Una situazione sgradevole, che non piace neanche a me. È irritante aver acquistato un film e non poterlo vedere indiscriminatamente su qualsiasi schermo uno voglia. Ma che Apple abbia implementato la protezione HDCP non è una novità e, seppure non sia certo strombazzato ai quattro venti, la pagina delle specifiche di AppleTV menziona HDCP (Nota 7 a “Porte e Interfacce”: Richiede HDMI con video HDCP o component). HDCP è espressamente nominato nei Termini del Servizio di iTunes Store. Nella sezione 10-xvi, Purchase or Rental of Apple Content si legge:
(xvi) HDMI. An HDCP connection is required in order to view movies (purchased or rented) and TV shows transmitted over HDMI.
Ossia: È richiesta una connessione HDCP per poter guardare film (acquistati o noleggiati) e spettacoli TV trasmessi via HDMI.
Questa parte è assente dai Termini del Servizio di iTunes Store italiano (e spagnolo e di tutti i paesi non-USA) perché fuori dagli Stati Uniti non è possibile acquistare o noleggiare film mediante iTunes Store.
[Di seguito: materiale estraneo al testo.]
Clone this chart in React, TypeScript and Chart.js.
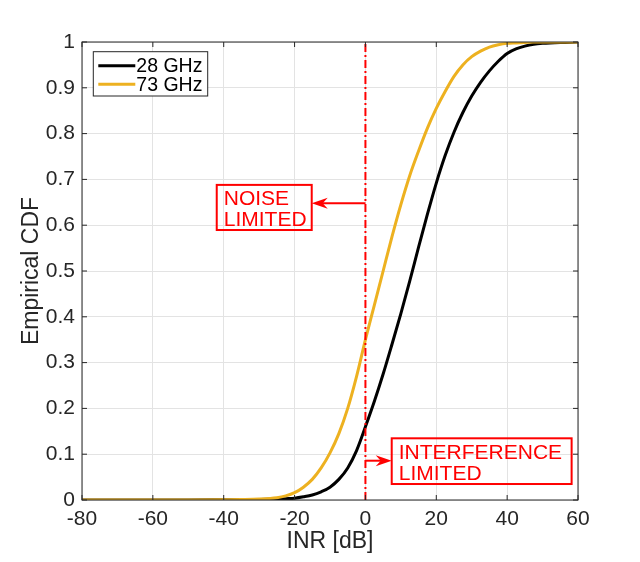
import { useEffect, useRef } from 'react';
import { Chart, registerables } from 'chart.js';

Chart.register(...registerables);

// ---- data ----
const inrDb = [-80, -60, -50, -40, -35, -30, -25, -22.5, -20, -17.5, -15, -12.5, -10, -7.5, -5, -2.5, 0, 2.5, 5, 7.5, 10, 12.5, 15, 17.5, 20, 22.5, 25, 27.5, 30, 32.5, 35, 37.5, 40, 42.5, 45, 47.5, 50, 55, 60];
const cdf28GHz = [0, 0, 0, 0.0005, 0.0008, 0.001, 0.002, 0.003, 0.004, 0.007, 0.011, 0.018, 0.028, 0.045, 0.07, 0.108, 0.16, 0.215, 0.275, 0.34, 0.407, 0.478, 0.552, 0.624, 0.692, 0.752, 0.803, 0.846, 0.882, 0.912, 0.937, 0.958, 0.975, 0.985, 0.991, 0.995, 0.997, 0.999, 1];
const cdf73GHz = [0, 0, 0.0002, 0.0006, 0.001, 0.002, 0.005, 0.009, 0.016, 0.028, 0.045, 0.07, 0.103, 0.145, 0.2, 0.27, 0.35, 0.425, 0.5, 0.575, 0.645, 0.708, 0.762, 0.812, 0.855, 0.892, 0.925, 0.95, 0.968, 0.98, 0.989, 0.994, 0.997, 0.998, 0.999, 1, 1, 1, 1];
const dividerX = [0, 0];
const dividerY = [0, 1];
const seriesLabels = ['28 GHz', '73 GHz'];
const xTitle = 'INR [dB]';
const yTitle = 'Empirical CDF';
const noiseText = ['NOISE', 'LIMITED'];
const interferenceText = ['INTERFERENCE', 'LIMITED'];

// ---- annotation geometry (data units) ----
const noiseBox = { x1: -41.97, x2: -15.16, yTop: 0.688, yBottom: 0.5895, arrowY: 0.6478 };
const interfBox = { x1: 7.42, x2: 58.2, yTop: 0.1347, yBottom: 0.0349, arrowY: 0.0858 };

const FONT = '"Liberation Sans", Arial, Helvetica, sans-serif';
const AXIS = '#262626';
const GRID = '#e3e3e3';
const RED = '#ff0000';
const BLACK = '#000000';
const YELLOW = '#EDB120';

function drawArrow(ctx: CanvasRenderingContext2D, x0: number, y: number, x1: number) {
  const dir = Math.sign(x1 - x0);
  ctx.beginPath();
  ctx.moveTo(x0, y);
  ctx.lineTo(x1 - dir * 9, y);
  ctx.stroke();
  ctx.beginPath();
  ctx.moveTo(x1, y);
  ctx.lineTo(x1 - dir * 16, y - 5.5);
  ctx.lineTo(x1 - dir * 11, y);
  ctx.lineTo(x1 - dir * 16, y + 5.5);
  ctx.closePath();
  ctx.fill();
}

const decor = {
  id: 'decor',
  afterDatasetsDraw(chart: any) {
    const { ctx, chartArea: a, scales } = chart;
    const xs = scales.x;
    const ys = scales.y;
    ctx.save();
    // axes box
    ctx.strokeStyle = AXIS;
    ctx.lineWidth = 1;
    ctx.strokeRect(a.left, a.top, a.right - a.left, a.bottom - a.top);
    // inward ticks
    const tl = 5;
    ctx.beginPath();
    xs.ticks.forEach((t: any) => {
      const px = xs.getPixelForValue(t.value);
      ctx.moveTo(px, a.bottom);
      ctx.lineTo(px, a.bottom - tl);
      ctx.moveTo(px, a.top);
      ctx.lineTo(px, a.top + tl);
    });
    ys.ticks.forEach((t: any) => {
      const py = ys.getPixelForValue(t.value);
      ctx.moveTo(a.left, py);
      ctx.lineTo(a.left + tl, py);
      ctx.moveTo(a.right, py);
      ctx.lineTo(a.right - tl, py);
    });
    ctx.stroke();

    // annotations
    const x0 = xs.getPixelForValue(0);
    const drawBox = (b: any, lines: string[], arrowTo: 'left' | 'right') => {
      const l = xs.getPixelForValue(b.x1);
      const r = xs.getPixelForValue(b.x2);
      const t = ys.getPixelForValue(b.yTop);
      const btm = ys.getPixelForValue(b.yBottom);
      ctx.strokeStyle = RED;
      ctx.fillStyle = RED;
      ctx.lineWidth = 2;
      ctx.strokeRect(l, t, r - l, btm - t);
      ctx.font = `21px ${FONT}`;
      ctx.textAlign = 'left';
      ctx.textBaseline = 'alphabetic';
      ctx.fillText(lines[0], l + 7, t + 20.5);
      ctx.fillText(lines[1], l + 7, t + 41.5);
      const ay = ys.getPixelForValue(b.arrowY);
      drawArrow(ctx, x0, ay, arrowTo === 'left' ? r : l);
    };
    drawBox(noiseBox, noiseText, 'left');
    drawBox(interfBox, interferenceText, 'right');

    // legend
    const lx = a.left + 11.3;
    const ly = a.top + 9.7;
    const lw = 114.4;
    const lh = 44.3;
    ctx.fillStyle = '#ffffff';
    ctx.fillRect(lx, ly, lw, lh);
    ctx.strokeStyle = AXIS;
    ctx.lineWidth = 1;
    ctx.strokeRect(lx, ly, lw, lh);
    const rows = [ly + 14, ly + 32.6];
    const colors = [BLACK, YELLOW];
    ctx.font = `19.5px ${FONT}`;
    ctx.textBaseline = 'middle';
    ctx.textAlign = 'left';
    rows.forEach((ry, i) => {
      ctx.strokeStyle = colors[i];
      ctx.lineWidth = 3;
      ctx.beginPath();
      ctx.moveTo(lx + 5, ry);
      ctx.lineTo(lx + 42, ry);
      ctx.stroke();
      ctx.fillStyle = '#000000';
      ctx.fillText(seriesLabels[i], lx + 43, ry + 1);
    });
    ctx.restore();
  },
};

export default function App() {
  const ref = useRef<HTMLCanvasElement | null>(null);
  useEffect(() => {
    if (!ref.current) return;
    const chart = new Chart(ref.current, {
      type: 'line',
      data: {
        datasets: [
          {
            label: 'divider',
            data: dividerX.map((x, i) => ({ x, y: dividerY[i] })),
            borderColor: RED,
            borderWidth: 2,
            borderDash: [8, 3, 2, 3],
            pointRadius: 0,
            order: 1,
          },
          {
            label: seriesLabels[1],
            data: inrDb.map((x, i) => ({ x, y: cdf73GHz[i] })),
            borderColor: YELLOW,
            borderWidth: 3,
            pointRadius: 0,
            cubicInterpolationMode: 'monotone',
            order: 2,
          },
          {
            label: seriesLabels[0],
            data: inrDb.map((x, i) => ({ x, y: cdf28GHz[i] })),
            borderColor: BLACK,
            borderWidth: 3,
            pointRadius: 0,
            cubicInterpolationMode: 'monotone',
            order: 3,
          },
        ],
      },
      options: {
        responsive: false,
        animation: false,
        layout: { padding: { top: 42, right: 62, left: 0, bottom: 0 } },
        plugins: { legend: { display: false }, tooltip: { enabled: false } },
        scales: {
          x: {
            type: 'linear',
            min: -80,
            max: 60,
            ticks: { stepSize: 20, color: AXIS, font: { family: FONT, size: 21 }, padding: 7, maxRotation: 0 },
            grid: { color: GRID, drawTicks: false },
            border: { display: false },
            title: { display: true, text: xTitle, color: AXIS, font: { family: FONT, size: 23 }, padding: { top: 0, bottom: 7 } },
            afterFit: (s: any) => { s.height = 62; },
          },
          y: {
            type: 'linear',
            min: 0,
            max: 1,
            ticks: {
              stepSize: 0.1,
              color: AXIS,
              font: { family: FONT, size: 21 },
              padding: 7,
              callback: (v: any) => String(Math.round(Number(v) * 10) / 10),
            },
            grid: { color: GRID, drawTicks: false },
            border: { display: false },
            title: { display: true, text: yTitle, color: AXIS, font: { family: FONT, size: 23 }, padding: { top: 18, bottom: 0 } },
            afterFit: (s: any) => { s.width = 82; },
          },
        },
      },
      plugins: [decor],
    } as any);
    return () => chart.destroy();
  }, []);
  return (
    <div style={{ position: 'absolute', left: 0, top: 0, width: 640, height: 562, background: '#fff' }}>
      <canvas ref={ref} width={640} height={562} />
    </div>
  );
}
La fruizione di contenuti digitali ad alta definizione sta andando incontro a uno scenario con un numero sempre maggiore di compromessi e lascia l’amaro in bocca il fatto che la decisione su come fruire di tali contenuti sia sempre meno nelle mani dell’utente, specie dell’utente onesto che ha pagato regolarmente il film e che di fatto non può disporne in totale libertà. Però in questo contesto è cruciale, a mio avviso, diffondere informazioni il più possibile corrette e ‘neutrali’, per evitare di prendere fischi per fiaschi e, come si dice in inglese, abbaiare sotto l’albero sbagliato.
Presumo che i disagi come quello vissuto dal professore dell’articolo di Ars Tecnica siano transitori e legati al fatto che ci troviamo in una fase di passaggio fra dispositivi contenenti nuove tecnologie digitali e dispositivi analogici o privi delle componenti necessarie a garantire la visione normale di contenuti protetti. È auspicabile che con il progressivo svecchiamento dei dispositivi, episodi del genere siano sempre meno frequenti.